▶ DATA LINES
::::::
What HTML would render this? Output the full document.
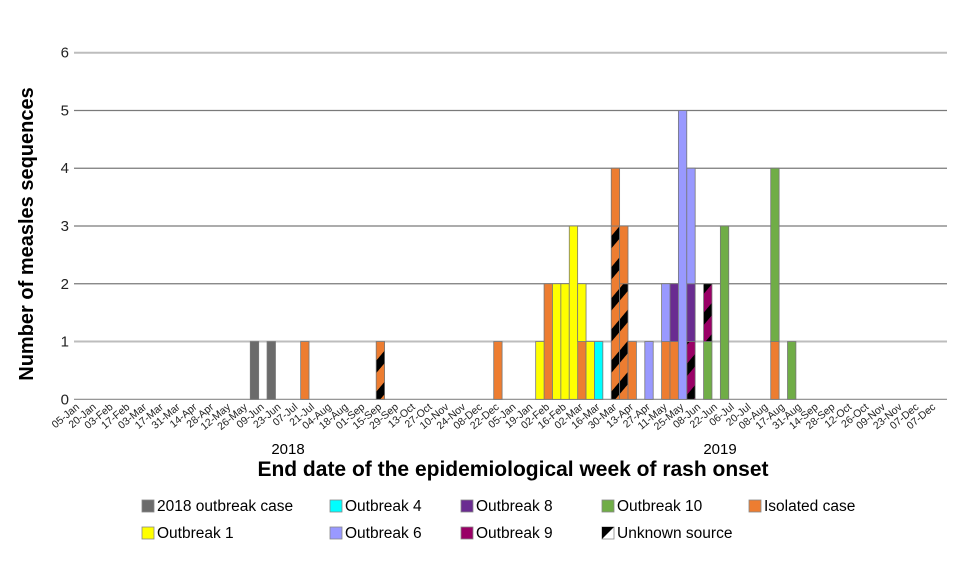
<!DOCTYPE html>
<html><head><meta charset="utf-8"><style>
html,body{margin:0;padding:0;background:#fff;}
svg{display:block;font-family:"Liberation Sans",sans-serif;}
</style></head><body>
<svg id="chart" width="980" height="576" viewBox="0 0 980 576">
<defs>
<pattern id="hatchOrange" patternUnits="userSpaceOnUse" width="20" height="20" patternTransform="rotate(-50)">
<rect width="20" height="20" fill="#ed7d31"/><rect width="20" height="8" fill="#000"/>
</pattern>
<pattern id="hatchMagenta" patternUnits="userSpaceOnUse" width="20" height="20" patternTransform="rotate(-50)">
<rect width="20" height="20" fill="#990066"/><rect width="20" height="8" fill="#000"/>
</pattern>
</defs>
<g id="grid"></g>
<g id="bars"></g>
<g id="xlabels"></g>
<g id="ylabels"></g>
<text x="288" y="454" font-size="15" text-anchor="middle" fill="#000">2018</text>
<text x="720" y="454" font-size="15" text-anchor="middle" fill="#000">2019</text>
<text x="513" y="476" font-size="21" font-weight="bold" text-anchor="middle" fill="#000">End date of the epidemiological week of rash onset</text>
<text transform="translate(33,234) rotate(-90)" font-size="20" font-weight="bold" text-anchor="middle" fill="#000">Number of measles sequences</text>
<g id="legend"></g>
</svg>
<script>
const tickLabels = ["05-Jan","20-Jan","03-Feb","17-Feb","03-Mar","17-Mar","31-Mar","14-Apr","28-Apr","12-May","26-May","09-Jun","23-Jun","07-Jul","21-Jul","04-Aug","18-Aug","01-Sep","15-Sep","29-Sep","13-Oct","27-Oct","10-Nov","24-Nov","08-Dec","22-Dec","05-Jan","19-Jan","02-Feb","16-Feb","02-Mar","16-Mar","30-Mar","13-Apr","27-Apr","11-May","25-May","08-Jun","22-Jun","06-Jul","20-Jul","08-Aug","17-Aug","31-Aug","14-Sep","28-Sep","12-Oct","26-Oct","09-Nov","23-Nov","07-Dec","07-Dec"];
const yTicks = [0,1,2,3,4,5,6];
// stacking order bottom->top; each series: week slots and values
const unknownIsolatedWeeks = [36,64,65];
const unknownIsolatedValues = [1,3,2];
const isolatedWeeks = [27,50,56,60,64,65,66,70,71,83];
const isolatedValues = [1,1,2,1,1,1,1,1,1,1];
const outbreak10Weeks = [75,77,83,85];
const outbreak10Values = [1,3,3,1];
const outbreak9Weeks = [73,75];
const outbreak9Values = [1,1];
const outbreak8Weeks = [71,73];
const outbreak8Values = [1,1];
const outbreak6Weeks = [68,70,72,73];
const outbreak6Values = [1,1,5,2];
const outbreak1Weeks = [55,57,58,59,60,61];
const outbreak1Values = [1,2,2,3,1,1];
const outbreak4Weeks = [62];
const outbreak4Values = [1];
const outbreak2018Weeks = [21,23];
const outbreak2018Values = [1,1];

const NS="http://www.w3.org/2000/svg";
const X0=74,X1=947,Y0=399.3,Y6=52.7,NSLOTS=104;
const SW=(X1-X0)/NSLOTS;
const xs=s=>X0+s*SW;
const ys=v=>Y0-(Y0-Y6)*v/6;
function mk(tag,attrs,parent){const e=document.createElementNS(NS,tag);for(const k in attrs)e.setAttribute(k,attrs[k]);parent.appendChild(e);return e;}
const grid=document.getElementById('grid');
yTicks.forEach(v=>{
  const l=mk('line',{x1:X0,x2:X1,y1:ys(v),y2:ys(v),stroke:(v===6||v===1)?'#bdbdbd':(v===0?'#888':'#7a7a7a'),'stroke-width':(v===6||v===1)?2:1.2},grid);
  
  
  const t=mk('text',{x:69,y:ys(v)+5,'font-size':15,'text-anchor':'end',fill:'#222'},document.getElementById('ylabels'));
  t.textContent=v;
  
  
});
const xl=document.getElementById('xlabels');
tickLabels.forEach((lab,k)=>{
  const x=xs(2*k)+6,y=408;
  const t=mk('text',{transform:`translate(${x},${y}) rotate(-40)`,'font-size':10.5,'text-anchor':'end',fill:'#222'},xl);
  t.textContent=lab;
  
  
});
const series=[
 ['unknown-isolated',unknownIsolatedWeeks,unknownIsolatedValues,'url(#hatchOrange)'],
 ['isolated-case',isolatedWeeks,isolatedValues,'#ed7d31'],
 ['outbreak-10',outbreak10Weeks,outbreak10Values,'#70ad47'],
 ['outbreak-9',outbreak9Weeks,outbreak9Values,'url(#hatchMagenta)'],
 ['outbreak-8',outbreak8Weeks,outbreak8Values,'#6a2c91'],
 ['outbreak-6',outbreak6Weeks,outbreak6Values,'#9999ff'],
 ['outbreak-1',outbreak1Weeks,outbreak1Values,'#ffff00'],
 ['outbreak-4',outbreak4Weeks,outbreak4Values,'#00ffff'],
 ['outbreak-2018',outbreak2018Weeks,outbreak2018Values,'#6b6b6b']
];
const stack={};
const bars=document.getElementById('bars');
series.forEach(([name,wks,vals,fill])=>{
  wks.forEach((w,i)=>{
    const base=stack[w]||0,top=base+vals[i];
    const r=mk('rect',{x:xs(w),y:ys(top),width:SW,height:ys(base)-ys(top),fill:fill,stroke:'#777','stroke-width':0.8},bars);
    
    
    stack[w]=top;
  });
});
const legendItems=[
 ['2018 outbreak case','#6b6b6b',142,506],['Outbreak 4','#00ffff',330,506],['Outbreak 8','#6a2c91',461,506],['Outbreak 10','#70ad47',602,506],['Isolated case','#ed7d31',749,506],
 ['Outbreak 1','#ffff00',142,533],['Outbreak 6','#9999ff',330,533],['Outbreak 9','#990066',461,533],['Unknown source','unk',602,533]
];
const lg=document.getElementById('legend');
legendItems.forEach(([lab,c,x,y])=>{
  const g=mk('g',{},lg);
  
  
  if(c==='unk'){
    mk('rect',{x:x,y:y-6,width:12,height:12,fill:'#fff',stroke:'#888','stroke-width':0.8},g);
    mk('polygon',{points:`${x},${y+6} ${x},${y-6} ${x+12},${y-6}`,fill:'#000'},g);
  } else {
    mk('rect',{x:x,y:y-6,width:12,height:12,fill:c,stroke:'#888','stroke-width':0.8},g);
  }
  const t=mk('text',{x:x+15,y:y+5,'font-size':15.5,fill:'#000'},g);
  t.textContent=lab;
});
</script>
</body></html>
::::::
Copy, from the material above, each line in which the string "document" occurs.

What HTML would render this? Output the full document.
function mk(tag,attrs,parent){const e=document.createElementNS(NS,tag);for(const k in attrs)e.setAttribute(k,attrs[k]);parent.appendChild(e);return e;}
const grid=document.getElementById('grid');
  const t=mk('text',{x:69,y:ys(v)+5,'font-size':15,'text-anchor':'end',fill:'#222'},document.getElementById('ylabels'));
const xl=document.getElementById('xlabels');
const bars=document.getElementById('bars');
const lg=document.getElementById('legend');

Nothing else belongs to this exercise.